### To be done
From the entries below, copy every line where the string "that" appears.

### Data lines
########

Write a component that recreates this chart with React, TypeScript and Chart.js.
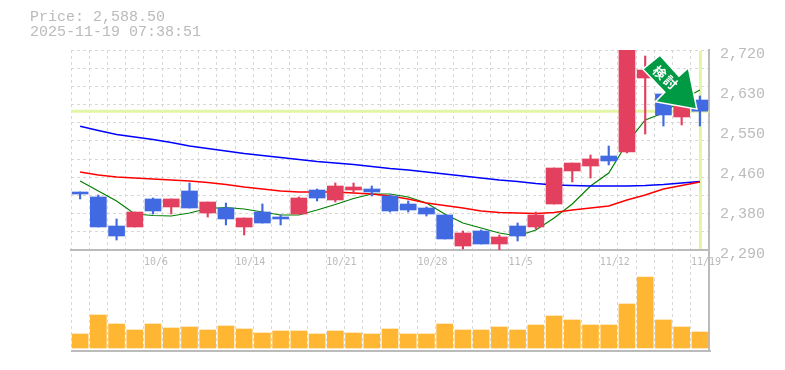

########

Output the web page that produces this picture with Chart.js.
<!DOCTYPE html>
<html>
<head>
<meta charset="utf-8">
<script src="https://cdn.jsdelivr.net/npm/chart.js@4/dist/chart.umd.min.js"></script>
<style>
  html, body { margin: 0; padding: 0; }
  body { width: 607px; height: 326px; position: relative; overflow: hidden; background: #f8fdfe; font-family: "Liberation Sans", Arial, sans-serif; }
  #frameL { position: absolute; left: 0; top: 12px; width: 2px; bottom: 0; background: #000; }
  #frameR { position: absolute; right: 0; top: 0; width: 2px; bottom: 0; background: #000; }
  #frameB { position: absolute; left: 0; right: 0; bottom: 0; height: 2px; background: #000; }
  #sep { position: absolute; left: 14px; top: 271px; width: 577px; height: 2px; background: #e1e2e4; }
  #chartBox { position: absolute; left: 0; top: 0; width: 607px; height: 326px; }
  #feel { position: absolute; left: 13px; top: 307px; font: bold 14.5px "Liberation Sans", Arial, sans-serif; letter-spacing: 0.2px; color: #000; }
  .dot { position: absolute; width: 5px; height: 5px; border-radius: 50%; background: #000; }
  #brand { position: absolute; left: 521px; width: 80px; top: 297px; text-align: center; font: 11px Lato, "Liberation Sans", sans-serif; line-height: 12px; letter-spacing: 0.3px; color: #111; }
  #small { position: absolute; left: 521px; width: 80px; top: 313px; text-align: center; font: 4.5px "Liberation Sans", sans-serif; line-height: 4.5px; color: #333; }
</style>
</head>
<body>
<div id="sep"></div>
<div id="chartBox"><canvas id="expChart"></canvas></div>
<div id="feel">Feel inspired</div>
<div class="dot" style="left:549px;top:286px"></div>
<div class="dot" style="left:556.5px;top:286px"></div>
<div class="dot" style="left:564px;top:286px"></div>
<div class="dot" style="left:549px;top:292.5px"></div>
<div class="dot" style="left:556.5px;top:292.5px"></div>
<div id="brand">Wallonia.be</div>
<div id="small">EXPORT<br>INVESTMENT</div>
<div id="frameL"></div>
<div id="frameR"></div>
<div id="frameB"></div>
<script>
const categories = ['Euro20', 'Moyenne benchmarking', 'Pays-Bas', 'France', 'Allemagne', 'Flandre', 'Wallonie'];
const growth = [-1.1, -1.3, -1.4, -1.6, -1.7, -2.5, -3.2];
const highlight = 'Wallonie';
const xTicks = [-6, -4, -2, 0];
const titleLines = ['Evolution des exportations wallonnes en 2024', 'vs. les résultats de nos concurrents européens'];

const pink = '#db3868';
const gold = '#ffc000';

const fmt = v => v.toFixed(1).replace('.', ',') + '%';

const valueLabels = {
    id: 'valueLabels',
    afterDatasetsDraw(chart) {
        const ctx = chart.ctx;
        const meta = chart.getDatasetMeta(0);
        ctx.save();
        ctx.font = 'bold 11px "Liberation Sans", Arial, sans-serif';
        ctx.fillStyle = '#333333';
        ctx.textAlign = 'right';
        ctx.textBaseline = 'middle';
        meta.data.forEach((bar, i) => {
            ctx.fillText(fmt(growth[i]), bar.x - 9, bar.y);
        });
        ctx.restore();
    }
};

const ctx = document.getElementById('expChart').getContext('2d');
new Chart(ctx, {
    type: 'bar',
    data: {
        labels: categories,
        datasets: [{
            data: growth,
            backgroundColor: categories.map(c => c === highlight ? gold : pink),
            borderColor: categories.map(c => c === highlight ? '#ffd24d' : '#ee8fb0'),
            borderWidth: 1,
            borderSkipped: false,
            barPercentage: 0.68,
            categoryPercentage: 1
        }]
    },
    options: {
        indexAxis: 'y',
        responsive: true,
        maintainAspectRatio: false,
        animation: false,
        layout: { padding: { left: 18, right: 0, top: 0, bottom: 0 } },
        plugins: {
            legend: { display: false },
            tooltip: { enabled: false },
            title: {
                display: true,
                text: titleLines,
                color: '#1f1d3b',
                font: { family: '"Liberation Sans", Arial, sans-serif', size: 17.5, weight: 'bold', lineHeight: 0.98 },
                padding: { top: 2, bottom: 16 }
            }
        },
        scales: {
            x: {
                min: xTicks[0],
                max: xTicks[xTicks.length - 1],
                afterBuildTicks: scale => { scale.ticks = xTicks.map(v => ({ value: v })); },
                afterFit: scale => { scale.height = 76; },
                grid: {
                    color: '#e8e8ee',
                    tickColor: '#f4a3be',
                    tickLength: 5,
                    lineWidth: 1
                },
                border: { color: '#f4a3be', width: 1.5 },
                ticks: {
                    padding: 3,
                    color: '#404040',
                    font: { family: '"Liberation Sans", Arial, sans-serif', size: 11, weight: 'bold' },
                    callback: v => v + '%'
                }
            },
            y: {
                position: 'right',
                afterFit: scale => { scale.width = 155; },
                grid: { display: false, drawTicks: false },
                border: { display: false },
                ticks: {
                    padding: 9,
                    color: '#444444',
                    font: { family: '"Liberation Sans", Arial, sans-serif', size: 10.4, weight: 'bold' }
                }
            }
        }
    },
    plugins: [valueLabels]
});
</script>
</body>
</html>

########

### Solution to the problem
Write a component that recreates this chart with React, TypeScript and Chart.js.
Output the web page that produces this picture with Chart.js.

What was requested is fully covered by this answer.